Eu nem sonhava no que iria ser quando crescesse quando a vida começou a me preparar para encarar o espinhoso campo da revisão de textos.
Primeiro, apresentando-me uma empoeirada edição de “Gramática Metódica da Língua Portuguesa”, do professor Napoleão Mendes de Almeida, que, achando que iria ser jogada no lixo ou virar comida de traças, acabei não só surrupiando da biblioteca da escola onde estudei do primeiro ao oitavo anos do ginásio, mas também tendo como uma das mais estudadas e consultadas bíblias da língua portuguesa.

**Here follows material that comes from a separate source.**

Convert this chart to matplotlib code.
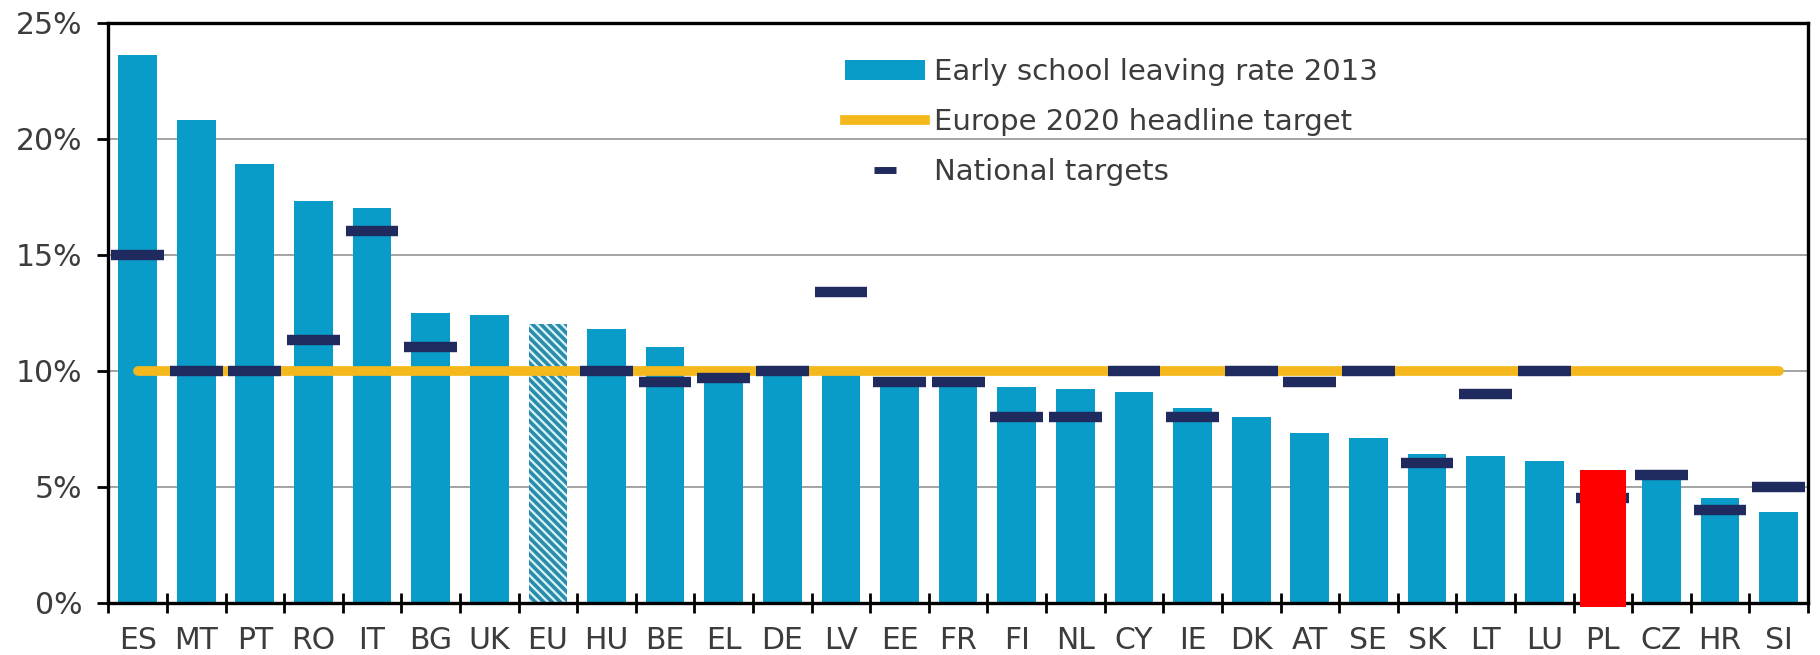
import matplotlib
matplotlib.use("Agg")
import matplotlib.pyplot as plt
from matplotlib.patches import Patch
from matplotlib.lines import Line2D
import numpy as np

countries = ["ES", "MT", "PT", "RO", "IT", "BG", "UK", "EU", "HU", "BE", "EL", "DE", "LV", "EE",
             "FR", "FI", "NL", "CY", "IE", "DK", "AT", "SE", "SK", "LT", "LU", "PL", "CZ", "HR", "SI"]
rate_2013 = [23.6, 20.8, 18.9, 17.3, 17.0, 12.5, 12.4, 12.0, 11.8, 11.0, 10.1, 9.9, 9.8, 9.7,
             9.7, 9.3, 9.2, 9.1, 8.4, 8.0, 7.3, 7.1, 6.4, 6.3, 6.1, 5.6, 5.4, 4.5, 3.9]
national_targets = [15.0, 10.0, 10.0, 11.3, 16.0, 11.0, None, None, 10.0, 9.5, 9.7, 10.0, 13.4, 9.5,
                    9.5, 8.0, 8.0, 10.0, 8.0, 10.0, 9.5, 10.0, 6.0, 9.0, 10.0, 4.5, 5.5, 4.0, 5.0]
eu_headline_target = 10.0
highlight_country = "PL"
highlight_top = 5.7
yticks = [0, 5, 10, 15, 20, 25]
ytick_labels = ["0%", "5%", "10%", "15%", "20%", "25%"]
legend_labels = ["Early school leaving rate 2013", "Europe 2020 headline target", "National targets"]

BAR = "#0A9CC8"
NAVY = "#1F2B5E"
GOLD = "#F5B81C"
TXT = "#3C3C3C"

plt.rcParams["font.family"] = ["DejaVu Sans"]
plt.rcParams["hatch.linewidth"] = 2.6
plt.rcParams["hatch.color"] = "#2A8CAA"

fig = plt.figure(figsize=(18.2, 6.55), dpi=100)
ax = fig.add_axes([108.3 / 1820, 1 - 602.7 / 655, (1808 - 108.3) / 1820, (602.7 - 22.5) / 655])

x = np.arange(len(countries))
eu_idx = countries.index("EU")
bars = ax.bar(x, rate_2013, width=0.66, color=BAR, linewidth=0, zorder=2)
bars[eu_idx].set_facecolor("#D8F2F9")
bars[eu_idx].set_hatch("\\\\\\\\")
bars[eu_idx].set_edgecolor("#2A8CAA")

# Europe 2020 headline target
ax.plot(x, [eu_headline_target] * len(x), color=GOLD, lw=7.0, solid_capstyle="round", zorder=3)

# national targets
for i, t in enumerate(national_targets):
    if t is not None:
        ax.hlines(t, i - 0.45, i + 0.45, color=NAVY, lw=7.5, zorder=4)

# highlighted bar overlay
pl = countries.index(highlight_country)
ax.bar([pl], [highlight_top + 0.18], bottom=-0.18, width=0.785, color="#FF0000",
       linewidth=0, zorder=8, clip_on=False)

ax.set_xlim(-0.5, len(countries) - 0.5)
ax.set_ylim(0, 25)
ax.set_yticks(yticks)
ax.set_yticklabels(ytick_labels)
ax.yaxis.grid(True, color="#8A8A8A", lw=1.1, zorder=0)
ax.set_axisbelow(True)

ax.set_xticks(x)
ax.set_xticklabels(countries)
ax.set_xticks(np.arange(-0.5, len(countries) + 0.5, 1), minor=True)
ax.tick_params(axis="x", which="major", length=0, pad=17, labelsize=21.5, labelcolor=TXT)
ax.tick_params(axis="x", which="minor", direction="inout", length=15, width=2, color="black")
ax.tick_params(axis="y", which="major", direction="out", length=7.6, width=2, pad=11,
               labelsize=21.5, labelcolor=TXT)

for s in ax.spines.values():
    s.set_linewidth(2.4)
    s.set_color("black")
    s.set_zorder(6)

handles = [Patch(facecolor=BAR, edgecolor="none"),
           Line2D([], [], color=GOLD, lw=7),
           Line2D([0], [0], color=NAVY, marker="_", markersize=16, markeredgewidth=5, lw=0)]
leg = fig.legend(handles, legend_labels, loc="upper left",
                 bbox_to_anchor=(845 / 1820, 1 - 58 / 655), frameon=False,
                 fontsize=21, handlelength=2.75, handleheight=0.7, handletextpad=0.3,
                 labelspacing=0.76, borderpad=0, borderaxespad=0)
for t in leg.get_texts():
    t.set_color(TXT)

fig.savefig("out.png", dpi=100)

Mas, até fazer-me correr atrás do trabalho para o qual nasci para fazer – revisar textos –, a vida me mandou carregar e descarregar carrinhos de lenha em uma padaria, abrir e fechar cancelas na portaria do depósito de uma rede de comércio varejista, vender livros em um sebo, atender clientes em uma loja de conveniência e, aproveitando minha paixão pelo jornalismo, área na qual gostaria de atuar se eu não tivesse me tornado revisor, ler os manuais de redação estilo dos principais jornais do país, como o “Manual de Redação e Estilo”, do jornal “O Estado de S. Paulo”, e o “Manual da Redação”, da “Folha de S.Paulo”.